僕の好きな風景 第30回 リノベーションの醍醐味
リノベーションの醍醐味
最近は新築ではなくて、リノベーション(大規模改築)を行う建築事例が増えてきました。伊礼智設計室でも時々、リノベの依頼が舞い込んできます。
リノベは新築に比べて手間が掛かり、難しく、何度も現場へ出かけて現状を把握しなければなりませんので、現場が近くでなければ引き受ける事はありませんでした。
今回初めてのマンションリノベの依頼を引き受け、それも、建築家として最も尊敬する吉村順三先生(東京藝術大学名誉教授)の手掛けた箱根山第2マンション。依頼者は大の吉村ファンで、どうしても僕に手を入れてほしいとのこと。このうれしさとプレッシャーはこの上ないものでした。

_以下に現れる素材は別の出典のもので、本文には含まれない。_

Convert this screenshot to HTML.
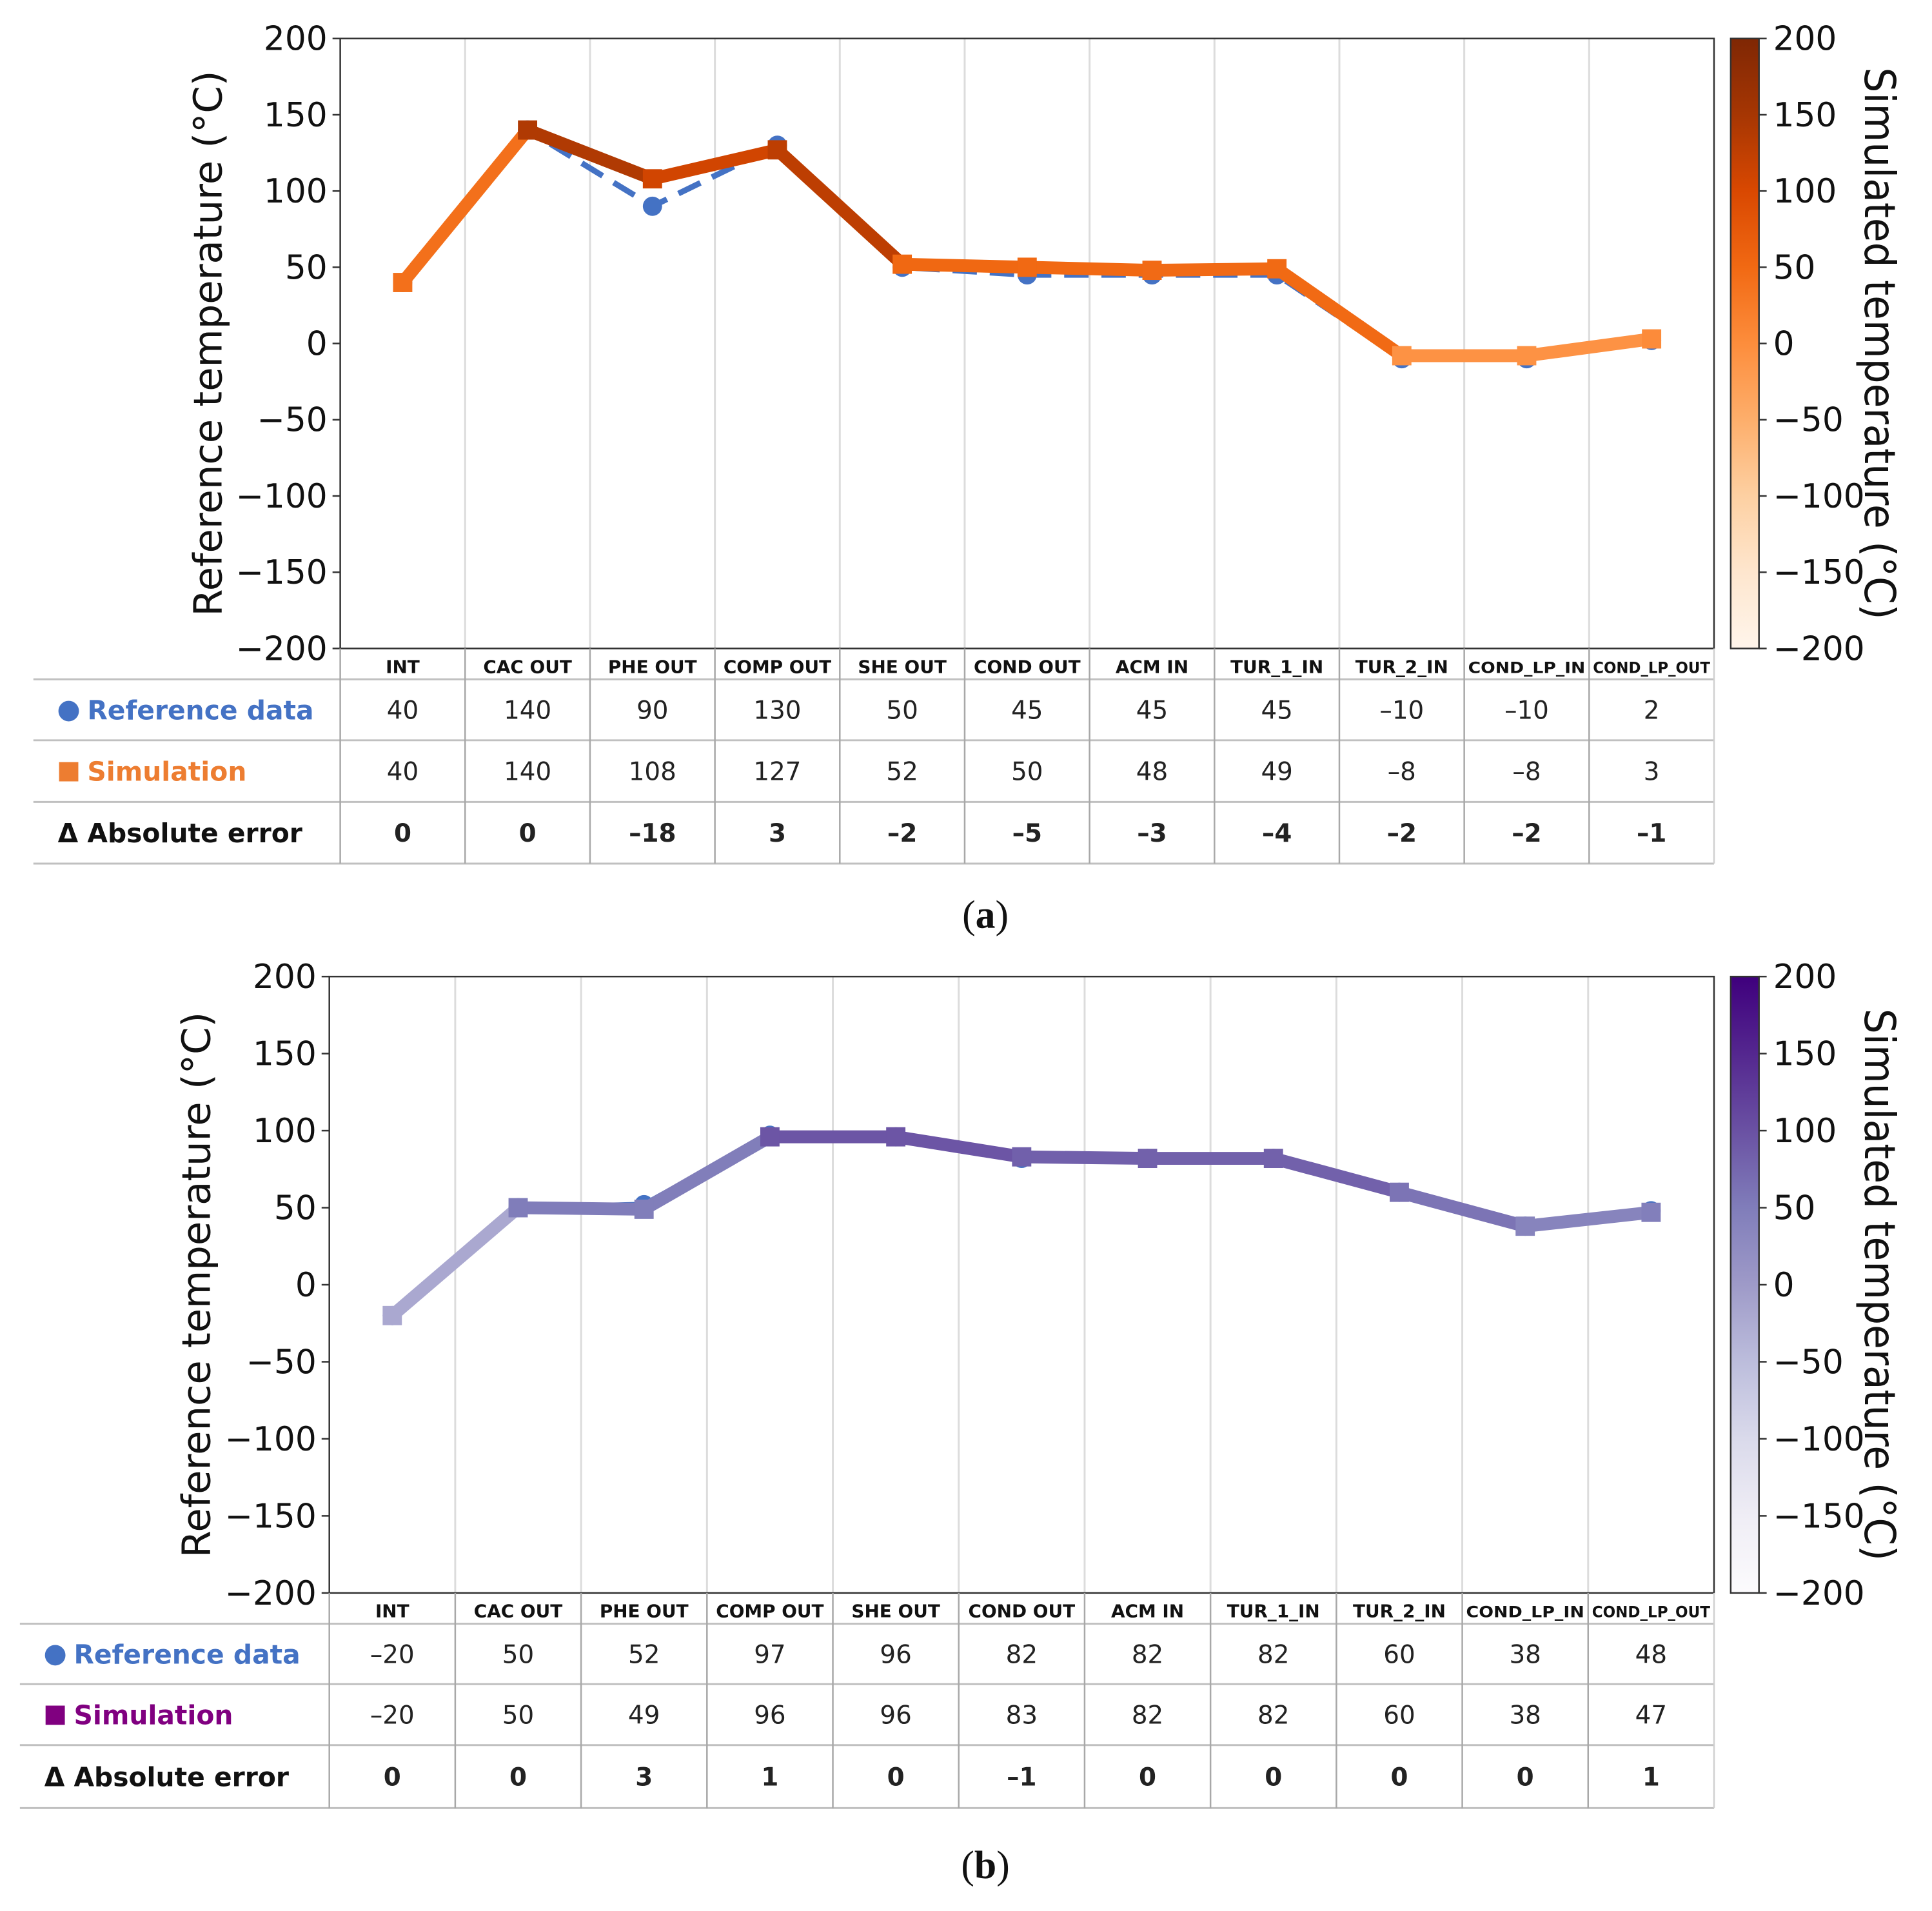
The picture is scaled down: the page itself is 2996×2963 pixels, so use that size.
<!DOCTYPE html>
<html><head><meta charset="utf-8">
<style>
html,body{margin:0;padding:0;background:#fff;}
svg{display:block;font-family:"DejaVu Sans","Liberation Sans",sans-serif;}
</style></head>
<body>
<svg width="2996" height="2963" viewBox="0 0 2996 2963" xmlns="http://www.w3.org/2000/svg"><g id="fig" transform="scale(0.9955)"></g></svg>
<script>
const categories = ["INT","CAC OUT","PHE OUT","COMP OUT","SHE OUT","COND OUT","ACM IN","TUR_1_IN","TUR_2_IN","COND_LP_IN","COND_LP_OUT"];
const refA = [40,140,90,130,50,45,45,45,-10,-10,2];
const simA = [40,140,108,127,52,50,48,49,-8,-8,3];
const errA = [0,0,-18,3,-2,-5,-3,-4,-2,-2,-1];
const refB = [-20,50,52,97,96,82,82,82,60,38,48];
const simB = [-20,50,49,96,96,83,82,82,60,38,47];
const errB = [0,0,3,1,0,-1,0,0,0,0,1];
const yTicks = [200,150,100,50,0,-50,-100,-150,-200];
const yMin = -200, yMax = 200;

const ORANGES = ["#fff5eb","#fee6ce","#fdd0a2","#fdae6b","#fd8d3c","#f16913","#d94801","#a63603","#7f2704"];
const PURPLES = ["#fcfbfd","#efedf5","#dadaeb","#bcbddc","#9e9ac8","#807dba","#6a51a3","#54278f","#3f007d"];
const NS = "http://www.w3.org/2000/svg";
const svg = document.getElementById('fig');

function hex(c){return [1,3,5].map(i=>parseInt(c.substr(i,2),16));}
function cmap(stops,t){
  t=Math.max(0,Math.min(1,t));
  const p=t*(stops.length-1), i=Math.min(Math.floor(p),stops.length-2), f=p-i;
  const a=hex(stops[i]), b=hex(stops[i+1]);
  return "rgb("+a.map((v,k)=>Math.round(v+(b[k]-v)*f)).join(",")+")";
}
function el(tag,attrs,parent,text){
  const e=document.createElementNS(NS,tag);
  for(const k in attrs) e.setAttribute(k,attrs[k]);
  if(text!==undefined) e.textContent=text;
  (parent||svg).appendChild(e);
  return e;
}
function fmt(v){return v<0?"\u2212"+Math.abs(v):String(v);}

function panel(o){
  const g=el('g',{});
  
  
  const L=o.left,R=o.right,T=o.top,B=o.bottom;
  const n=categories.length, cw=(R-L)/n;
  const x=i=>L+cw*(i+0.5);
  const y=v=>B-(v-yMin)/(yMax-yMin)*(B-T);
  for(let i=1;i<n;i++){
    const gl=el('line',{x1:L+cw*i,x2:L+cw*i,y1:T,y2:B,stroke:"#dcdcdc","stroke-width":3},g);
    
    
  }
  const fr=el('rect',{x:L,y:T,width:R-L,height:B-T,fill:"none",stroke:"#333","stroke-width":2.5},g);
  
  
  yTicks.forEach(t=>{
    el('line',{x1:L-12,x2:L,y1:y(t),y2:y(t),stroke:"#333","stroke-width":2.5},g);
    const tl=el('text',{x:L-20,y:y(t)+18,"text-anchor":"end","font-size":52,fill:"#111"},g,fmt(t));
    
    
  });
  const yl=el('text',{x:0,y:0,transform:`translate(${o.ylabX},${(T+B)/2}) rotate(-90)`,"text-anchor":"middle","font-size":61,fill:"#111"},g,"Reference temperature (\u00B0C)");
  
  
  const refPts=o.ref.map((v,i)=>x(i)+","+y(v)).join(" ");
  const rl=el('polyline',{points:refPts,fill:"none",stroke:"#4472c4","stroke-width":9,"stroke-dasharray":"38 20"},g);
  
  
  o.ref.forEach((v,i)=>{
    const c=el('circle',{cx:x(i),cy:y(v),r:15,fill:"#4472c4"},g);
    
    
  });
  for(let i=0;i<n-1;i++){
    const s=el('line',{x1:x(i),y1:y(o.sim[i]),x2:x(i+1),y2:y(o.sim[i+1]),stroke:cmap(o.cm,(o.sim[i]-yMin)/(yMax-yMin)),"stroke-width":20,"stroke-linecap":"butt"},g);
    
    
  }
  o.sim.forEach((v,i)=>{
    const m=el('rect',{x:x(i)-15,y:y(v)-15,width:30,height:30,fill:cmap(o.cm,(v-yMin)/(yMax-yMin))},g);
    
    
  });
  const gid="grad"+o.name;
  const defs=el('defs',{},g);
  const lg=el('linearGradient',{id:gid,x1:0,y1:1,x2:0,y2:0},defs);
  o.cm.forEach((c,i)=>el('stop',{offset:i/(o.cm.length-1),"stop-color":c},lg));
  const cb=el('rect',{x:2696,y:T,width:44,height:B-T,fill:`url(#${gid})`,stroke:"#333","stroke-width":2.5},g);
  
  
  yTicks.forEach(t=>{
    el('line',{x1:2740,x2:2752,y1:y(t),y2:y(t),stroke:"#333","stroke-width":2.5},g);
    const tl=el('text',{x:2762,y:y(t)+18,"font-size":52,fill:"#111"},g,fmt(t));
    
    
  });
  const ct=el('text',{x:0,y:0,transform:`translate(2905,${(T+B)/2}) rotate(90)`,"text-anchor":"middle","font-size":66,fill:"#111",textLength:860,lengthAdjust:"spacingAndGlyphs"},g,"Simulated temperature (\u00B0C)");
  
  
  const rows=o.rows;
  const tg=el('g',{},g);
  
  
  for(let r=1;r<rows.length;r++){
    el('line',{x1:o.tLeft,x2:R,y1:rows[r],y2:rows[r],stroke:"#c0c0c0","stroke-width":3},tg);
  }
  for(let i=0;i<=n;i++){
    el('line',{x1:L+cw*i,x2:L+cw*i,y1:B,y2:rows[rows.length-1],stroke:i==n?"#d0d0d0":"#a8a8a8","stroke-width":2.5},tg);
  }
  categories.forEach((c,i)=>{
    const long=c.length>9;
    const at={x:x(i),y:B+38,"text-anchor":"middle","font-size":long?24:28,"font-weight":"bold",fill:"#111"};
    if(long){at.textLength=cw-12;at.lengthAdjust="spacingAndGlyphs";}
    const h=el('text',at,tg,c);
    
    
  });
  const data=[o.ref,o.sim,o.err];
  data.forEach((arr,r)=>{
    const cy=(rows[r+1]+rows[r+2])/2+14;
    arr.forEach((v,i)=>{
      const t=el('text',{x:x(i),y:cy,"text-anchor":"middle","font-size":39,"font-weight":r==2?"bold":"normal",fill:"#222"},tg,String(v).replace('-','\u2013'));
      
      
    });
  });
  const lx=o.tLeft+38;
  const c1=(rows[1]+rows[2])/2, c2=(rows[2]+rows[3])/2, c3=(rows[3]+rows[4])/2;
  el('circle',{cx:lx+17,cy:c1+2,r:16,fill:"#4472c4"},tg);
  const l1=el('text',{x:lx+46,y:c1+15,"font-size":41,"font-weight":"bold",fill:"#4472c4"},tg,"Reference data");
  
  
  el('rect',{x:lx+2,y:c2-14,width:30,height:30,fill:o.simColor},tg);
  const l2=el('text',{x:lx+46,y:c2+15,"font-size":41,"font-weight":"bold",fill:o.simColor},tg,"Simulation");
  
  
  const l3=el('text',{x:lx,y:c3+15,"font-size":41,"font-weight":"bold",fill:"#111"},tg,"\u0394 Absolute error");
  
  
  const cap=el('text',{x:1535,y:o.capY,"text-anchor":"middle","font-size":62,"font-family":"Liberation Serif, serif",fill:"#111"},g,"");
  
  
  el('tspan',{},cap,"(");
  el('tspan',{"font-weight":"bold"},cap,o.cap);
  el('tspan',{},cap,")");
}

panel({name:"panel-a",left:530,right:2670,top:60,bottom:1010,ylabX:345,ref:refA,sim:simA,err:errA,cm:ORANGES,simColor:"#ed7d31",
  tLeft:52,rows:[1010,1058,1153,1249,1345],capY:1445,cap:"a"});
panel({name:"panel-b",left:513,right:2670,top:1521,bottom:2481,ylabX:327,ref:refB,sim:simB,err:errB,cm:PURPLES,simColor:"#800080",
  tLeft:31,rows:[2481,2529,2623,2718,2816],capY:2925,cap:"b"});
</script>
</body></html>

現場調査に行ったときの吉村建築の美しさには目を見張りました。「リノベする必要はないんじゃないの?」と素直に思え、プレッシャーはピークに達したのです。そうは言っても今の時代で暮らして行くには設備関係の不便さは免れません。
吉村先生の美しい空間を活かし、設備を刷新し、壁を漆喰で塗り直し、天井を木の無垢板で張り上げ、お風呂を木の浴槽に作り替え、一番の大仕事はアルミのサッシュをオリジナルの木の建具に作り替えました。
その効果は絶大で、箱根山の風景を取り入れ、まるで風景に溶け込むかのようなリビング空間となりました。
そして吉村先生のオリジナルの照明やゆかりの方々の家具を揃えて、そっと自分のデザインをまぎれ込ませました。
元の建築へのリスペクトと、それを活かしつつ、問題点を改善し、自分なりのデザインができた時にリノベの醍醐味を感じる事が分かりました。